Enhanced Low-Voltage Ride-Through Coordinated Control for PMSG Wind Turbines and Energy Storage Systems Considering Pitch and Inertia Response

Abstract

Low-voltage ride-through (LVRT) requirements are defined by grid operators, and they vary based on power system characteristics. Coordinated LVRT control methods have been proposed for wind turbines (WTs) and energy storage systems (ESSs). ESSs can successfully help achieve LVRT by regulating DC-link voltage during a grid fault. During LVRT, WTs cannot transfer power to a grid because of their low voltage and current limit. Moreover, as grid operators typically require reactive power support during a grid fault, active power cannot be properly transferred to the grid.
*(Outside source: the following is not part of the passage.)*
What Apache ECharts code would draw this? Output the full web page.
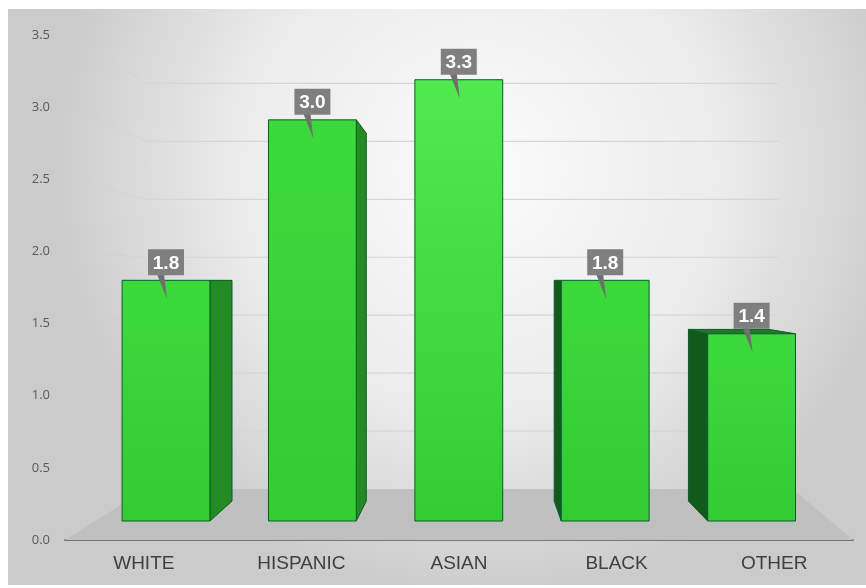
<!DOCTYPE html>
<html>
<head>
<meta charset="utf-8">
<script src="https://cdn.jsdelivr.net/npm/echarts@6/dist/echarts.min.js"></script>
<style>
html,body{margin:0;padding:0;background:#ffffff;}
#chart{width:866px;height:588px;}
</style>
</head>
<body>
<div id="chart"></div>
<script>
// ---- data ----
var categories = ['WHITE', 'HISPANIC', 'ASIAN', 'BLACK', 'OTHER'];
var values = [1.8, 3.0, 3.3, 1.8, 1.4];
var valueLabels = ['1.8', '3.0', '3.3', '1.8', '1.4'];
var wallTicks = [0.5, 1.0, 1.5, 2.0, 2.5, 3.0, 3.5];

// ---- perspective helpers (style only) ----
var VP = [476, 281];
var WALL_DEPTH = 0.803;
var BAR_DEPTH = 0.917;
function proj(p, f) {
  return [VP[0] + f * (p[0] - VP[0]), VP[1] + f * (p[1] - VP[1])];
}

var chart = echarts.init(document.getElementById('chart'), null, {renderer: 'canvas'});

function renderWall(params, api) {
  var v = api.value(0);
  var a = api.coord([0, v]);
  var b = api.coord([1, v]);
  var ba = proj(a, WALL_DEPTH);
  var bb = proj(b, WALL_DEPTH);
  if (v === 0) {
    return {
      type: 'polygon',
      shape: {points: [a, b, [bb[0] + 14, bb[1]], ba]},
      style: {fill: '#c0c0c0', stroke: null},
      z2: 1
    };
  }
  return {
    type: 'group',
    children: [
      {type: 'polyline', shape: {points: [[a[0] + 5, a[1]], ba]}, style: {stroke: 'rgba(205,205,205,0.5)', lineWidth: 1, fill: null}},
      {type: 'line', shape: {x1: ba[0], y1: ba[1], x2: bb[0], y2: bb[1]}, style: {stroke: '#d6d6d6', lineWidth: 1.2}}
    ]
  };
}

function renderBar(params, api) {
  var i = api.value(0);
  var v = api.value(1);
  var base = api.coord([i, 0]);
  var top = api.coord([i, v]);
  var w = api.size([1, 0])[0] * 0.6;
  var x0 = base[0] - w / 2, x1 = base[0] + w / 2;
  var yb = base[1], yt = top[1];
  var children = [];
  var border = '#0b5a2a';
  if (x1 < VP[0] - 20) {
    var p1 = [x1, yt], p2 = [x1, yb];
    var q1 = proj(p1, BAR_DEPTH), q2 = proj(p2, BAR_DEPTH);
    children.push({type: 'polygon', shape: {points: [p1, q1, q2, p2]},
      style: {fill: '#228b22', stroke: border, lineWidth: 1}});
  }
  if (x0 > VP[0] + 20) {
    var l1 = [x0, yt], l2 = [x0, yb];
    var m1 = proj(l1, BAR_DEPTH), m2 = proj(l2, BAR_DEPTH);
    children.push({type: 'polygon', shape: {points: [l1, m1, m2, l2]},
      style: {fill: '#115a1b', stroke: border, lineWidth: 1}});
  }
  if (yt > VP[1] + 2) {
    var t1 = [x0, yt], t2 = [x1, yt];
    children.push({type: 'polygon', shape: {points: [t1, t2, proj(t2, BAR_DEPTH), proj(t1, BAR_DEPTH)]},
      style: {fill: '#1d7a22', stroke: border, lineWidth: 1}});
  }
  children.push({
    type: 'rect',
    shape: {x: x0, y: yt, width: w, height: yb - yt},
    style: {
      fill: new echarts.graphic.LinearGradient(0, 0, 0, 1, [
        {offset: 0, color: i === 2 ? '#50ea50' : '#3cd93c'},
        {offset: 1, color: '#33cc33'}
      ]),
      stroke: border, lineWidth: 1
    }
  });
  var cx = base[0];
  var bw = 36, bh = 26;
  var bx = cx - bw / 2, by = yt - 5 - bh;
  children.push({type: 'polygon', shape: {points: [[cx - 9, by + bh - 1], [cx - 2, by + bh - 1], [cx + 1, yt + 19]]},
    style: {fill: '#6f6f6f'}});
  children.push({type: 'rect', shape: {x: bx, y: by, width: bw, height: bh},
    style: {fill: '#7f7f7f'}});
  children.push({type: 'text', style: {
    text: valueLabels[i], x: cx, y: by + bh / 2 + 1,
    align: 'center', verticalAlign: 'middle',
    fill: '#ffffff', font: 'bold 19px "Liberation Sans", Arial, sans-serif'
  }});
  return {type: 'group', children: children};
}

var barData = values.map(function (v, i) { return [i, v]; });
var wallData = [[0]].concat(wallTicks.map(function (t) { return [t]; }));

var option = {
  animation: false,
  backgroundColor: '#ffffff',
  graphic: [{
    type: 'rect', z: -10,
    shape: {x: 8, y: 9, width: 858, height: 576},
    style: {
      fill: new echarts.graphic.RadialGradient(0.55, 0.28, 0.75, [
        {offset: 0, color: '#fbfbfb'},
        {offset: 0.55, color: '#ececec'},
        {offset: 1, color: '#cbcbcb'}
      ])
    }
  }],
  grid: [
    {left: 92.8, right: 41.2, top: 53, bottom: 67},
    {left: 65, right: 13, top: 35, bottom: 48}
  ],
  xAxis: [
    {
      type: 'category', gridIndex: 0, data: categories, show: false
    },
    {
      type: 'value', gridIndex: 1, min: 0, max: 1, show: false, position: 'top'
    },
    {
      type: 'category', gridIndex: 1, data: categories, position: 'bottom',
      axisLine: {show: true, lineStyle: {color: '#5a5a5a', width: 1.6}},
      axisTick: {show: false},
      axisLabel: {margin: 14, color: '#404040', fontSize: 19, fontFamily: '"Liberation Sans", Arial, sans-serif'},
      splitLine: {show: false}
    }
  ],
  yAxis: [
    {
      type: 'value', gridIndex: 0, min: 0, max: 3.5,
      show: false, splitLine: {show: false}
    },
    {
      type: 'value', gridIndex: 1, min: 0, max: 3.5, interval: 0.5,
      axisLine: {show: false}, axisTick: {show: false}, splitLine: {show: false},
      axisLabel: {
        margin: 15, color: '#595959', fontSize: 13, fontFamily: '"Open Sans", "Liberation Sans", sans-serif',
        formatter: function (v) { return v.toFixed(1); }
      }
    }
  ],
  series: [
    {
      type: 'custom', xAxisIndex: 1, yAxisIndex: 1, z: 1,
      renderItem: renderWall, data: wallData, silent: true
    },
    {
      type: 'custom', xAxisIndex: 0, yAxisIndex: 0, z: 5,
      renderItem: renderBar, data: barData
    }
  ]
};
chart.setOption(option);
</script>
</body>
</html>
This results in fluctuation in the DC-link voltage in wind power generators and it can induce significant damage in the systems. ESS have been used for achieving better LVRT response to protect WT systems and meet LVRT grid requirements. Previous coordinated control methods have mainly focused on DC-link voltage regulation based on ESS charging and discharging control. As ESSs have high installation cost and limited charging capacity, it is better to coordinate the LVRT response properly considering the state of charge of ESSs and the rotor speed and pitch angle of WTs. In this work, an enhanced coordinated LVRT control method is proposed based on a fuzzy-logic algorithm. Fixed torque of the rotor control and a fixed ramp rate of the pitch control are employed for power analysis which is used in formulating fuzzy-logic controller. The effectiveness of the proposed method is validated by modeling a WT and an ESS topologically and performing simulations using the MATLAB/Simulink SimPowerSystems toolbox.